L'approche globale des comportements de consommation on et off-line est indispensable pour les comprendre rigoureusement et ne pas tomber dans le piège d'une célébration désociologisée à laquelle se laissent souvent aller les tenants du Web et du e-commerce. Méthodologiquement, une telle analyse, diachronique, on et off-line, n'est assurément pas commode... Plus facile, comme je le fais ici, de la réclamer que de la mettre en oeuvre !

N.B. Le mot "solde" est effectivement un nom commun masculin, souvent utilisé, abusivement, au féminin.

Biblio :
  • Yvon Merlière, Dominique Jacomet, Evelyne Chabalier, "Limpact du commerce électronique en matière de soldes et promotions", CREDOC, Institut de la Mode, avril 2011 (en PDF sur le Web).
  • Sur la "Mission soldes flottants", voir le rapport de Yvon Merlière, Dominique Jacomet et Evelyne Chabalier, en PDF sur le Web.
  • Sur  le "continuity planning", voir les travaux de John Philip Jones et al., par exemple : When ads work. New proof that advertising triggers sales, 1998, second edition, 2007..

3 commentaires:

Arthur Virapin CMI a dit…

En cette période de Thanksgiving, synonyme également de "Black Friday" chez nos amis américains, cette étude sur l'évolution des comportements des consommateurs par rapport aux Soldes est très interessante.

En effet, d'un coté comme l'illustre le phénoméne du "Black Friday", les consommateurs calquent encore largement leurs
habitudes de consommation sur les promotions "push" des différentes enseignes. Aux Etats-Unis comme en France, les consommateurs sont en attente de ces périodes de Solde inscrites dans l'inconscient collectif.

Ainsi, la vraie évolution est plutot une co-existence de ces soldes Physiques, et de nouvelles promotions sur le Web marchand.
L'exemple du Black Friday, nous montre par exemple que les ventes en ligne ont grimpé de 36% durant cette période par rapport à l'année derniere.

Il est vrai que les consommateurs sont aujourd'hui de plus en plus habitués à recevoir des offres promotionnelles pour différentes marques. Le succès de sites promotionnels comme Ventes Privée ou Showroom Privé illustre bien cette pratique croissante.
Les Soldes physiques, beaucoup plus normées et réglementées, ne suscitent donc moins "l'évenement" que par le passé, car le consommateur est plus habitué aux -50% ou autre -70%...

Rymou_ a dit…

Je suis d'accord avec Arthur Virapin, sur le fait que les consommateurs soient de plus en plus sollicités à la fois par un nombre de marques plus conséquent et par des offres promotionnelles plus récurrentes.

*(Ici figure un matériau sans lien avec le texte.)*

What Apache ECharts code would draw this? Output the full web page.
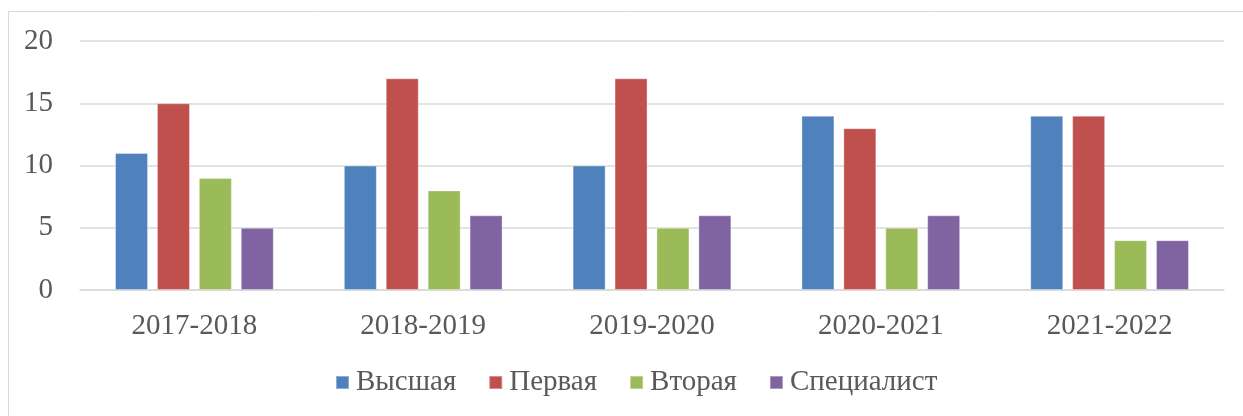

Cependant, je ne pense pas que les soldes physiques en "paient le prix" pour cette raison. A mon avis, la seule raison pour laquelle les soldes physiques rencontrent aujourd'hui un succès plus mitigé qu'auparavant est que les marques optent toutes pour la technique des pré-soldes.

De nombreuses marques françaises de prêt à porter, par exemple, lancent des promotions une semaine avant la date imposée par la loi sous la forme d'évènements "journées privilèges". La grande majorité du chiffre d'affaires saisonnier est alors réalisé quelques jours avant les soldes, ce qui minimise ainsi leur impact.

Rymou_

Morgane a dit…

6 ans plus tard le constat est toujours le même (voir même encore plus criant) : les soldes n’ont fait que perdre un peu plus leur impact d’antan. Ne nous méprenons pas, nous préférons tous payer moins pour un produit dont on a vraiment besoin (disons plutôt « envie »).
Or le fait est qu’aujourd’hui le rapport au temps a changé. Depuis toutes ces années l’offre de soldes n’a fait que se banaliser tout bonnement parce que les promotions ne sont plus un évènement. Les réductions, c’est un peu tout le temps maintenant ; en magasin avec les ventes privilèges (plus uniquement consacrées aux clients fidèles soit dit en passant) ou online avec des sites comme vente privée (comme pré-cité) mais aussi grâce à des sites intermédiaires comme (petit tuyau toujours utile) Radins.com qui donnent accès à des codes promo toute l’année.

Peut-être aussi cette frénésie des soldes a t-elle perdue de son intérêt à cause du besoin des consommateurs, non plus forcément de posséder les objets, mais plutôt de les utiliser. La preuve avec ce nouveau service « LeCloset » qui propose, en échange d’un paiement mensuel, d’envoyer des tenues personnalisées chaque mois à ses clientes qui pourront, en renvoyant ces dernières une fois lassée, en recevoir de nouvelles.

A mon sens les soldes ne pourront retrouver de leur intérêt qu’en retrouvant la dimension festive, ludique et surtout sociale qu’elles avaient. Peut-être faudrait-il que les marques connaissent réellement leurs consommateurs et leur proposent des promotions en fonction de leurs goûts et de leurs besoins. Les réductions doivent être intelligentes et ciblées, faire découvrir au consommateur de nouvelles choses.